Il est vrai qu’en fonction de la durée du séjour d'un détenu, de telles carences, prises dans leur ensemble, peuvent s'avérer problématiques. En effet, des conditions qui peuvent être acceptables pendant quelques jours ne le sont plus forcément lorsqu'un détenu passe une année dans l'établissement. À cet égard, force est de constater que si Favra était il y a quelques années avant tout utilisé pour des détentions administratives de courte durée, lesdits séjours y sont désormais parfois beaucoup plus longs.

Or, dans le cas présent, au moment où il a été transféré à Frambois le 25 avril 2023, le recourant était détenu à Favra depuis le 24 mars 2023, soit environ un mois. On ne saurait ainsi qualifier son séjour à Favra comme ayant été de longue durée. Il convient certes de prendre en compte le fait que le décès d’un co-détenu l’a fortement ébranlé. Or, comme relevé ci-avant, l’établissement de Favra bénéficie d’un service médical approprié. Les personnes détenues peuvent, en particulier, s’annoncer au service médical afin de recevoir le traitement approprié ainsi qu’au directeur de l’établissement ou son suppléant, étant précisé que le personnel médical s’y rend chaque semaine. Le recourant se plaint certes du retard dans sa prise en charge suite au décès de son co-détenu. Il ne démontre toutefois pas avoir formé une demande de suivi auprès du service médical, ni que celle-ci n’aurait pas été traitée dans les délais. C’est le lieu de rappeler que, conformément au RFavra, l’intéressé avait tout loisir de s’annoncer, en parallèle, au directeur de l’établissement, ce qu’il ne prétend pas non plus avoir fait. Ainsi, au vu des circonstances particulières du cas d’espèce, notamment l’imminence de son départ et la nécessité pour les autorités suisses de s’assurer de son départ, les conditions de sa détention administrative ne sauraient être considérées comme illicites.

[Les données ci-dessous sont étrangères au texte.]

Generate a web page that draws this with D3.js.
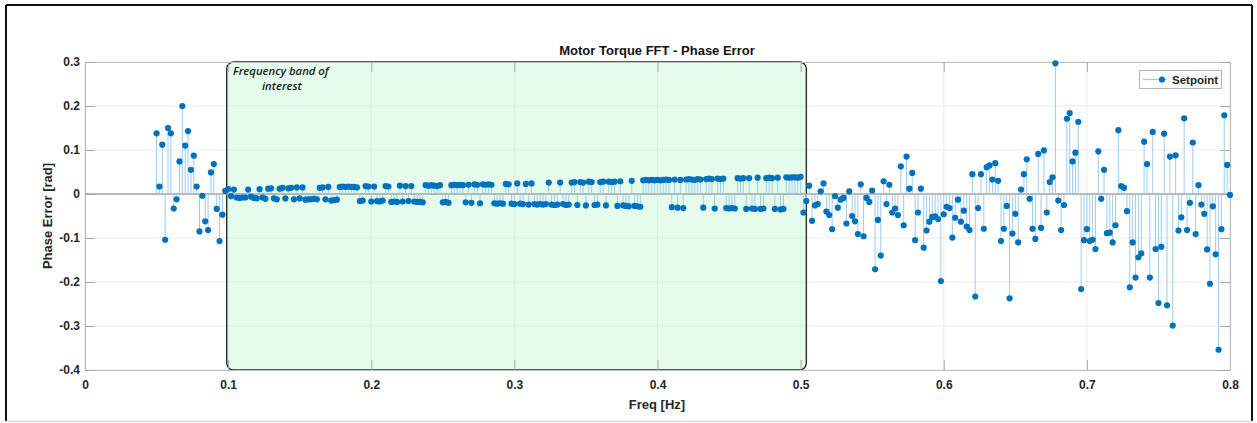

Il s'ensuit que le jugement attaqué est conforme au droit. Le recours sera dès lors rejeté.

6.             La procédure étant gratuite, aucun émolument ne sera perçu (art. 87 al. 1 LPA cum art. 12 al. 1 du règlement sur les frais, émoluments et indemnités en procédure administrative du 30 juillet 1986 - RFPA - E 5 10.03). Vu l’issue du litige, aucune indemnité de procédure ne sera allouée (art. 87 al. 2 LPA).

 

* * * * *

PAR CES MOTIFS
LA CHAMBRE ADMINISTRATIVE

à la forme :

déclare recevable le recours interjeté le 21 avril 2023 par A______ contre le jugement du Tribunal administratif de première instance du 17 avril 2023 ;

au fond :

le rejette ;

dit qu'il n'est pas perçu d'émolument, ni alloué d'indemnité de procédure ;

dit que, conformément aux art. 82 ss de la loi fédérale sur le Tribunal fédéral du 17 juin 2005 (LTF - RS 173.110), le présent arrêt peut être porté dans les trente jours qui suivent sa notification par-devant le Tribunal fédéral, par la voie du recours en matière de droit public ; le mémoire de recours doit indiquer les conclusions, motifs et moyens de preuve et porter la signature du recourant ou de son mandataire ; il doit être adressé au Tribunal fédéral, 1000 Lausanne 14, par voie postale ou par voie électronique aux conditions de l’art. 42 LTF. Le présent arrêt et les pièces en possession du recourant, invoquées comme moyens de preuve, doivent être joints à l’envoi ;

communique le présent arrêt à Me Magali BUSER, avocate du recourant, au commissaire de police, au Tribunal administratif de première instance ainis qu'au secrétariat d'État aux migrations.

Siégeant : Claudio MASCOTTO, Président, Jean-Marc VERNIORY, Francine PAYOT ZEN-RUFFINEN, Valérie LAUBER et Eleanor McGREGOR, juges.

 

 

 

Au nom de la chambre administrative :

la greffière-juriste :

 

 

Sibilla HÜSLER ENZ

 

 

le présidente siégeant :

 

 

Claudio MASCOTTO

 

Copie conforme de cet arrêt a été communiquée aux parties.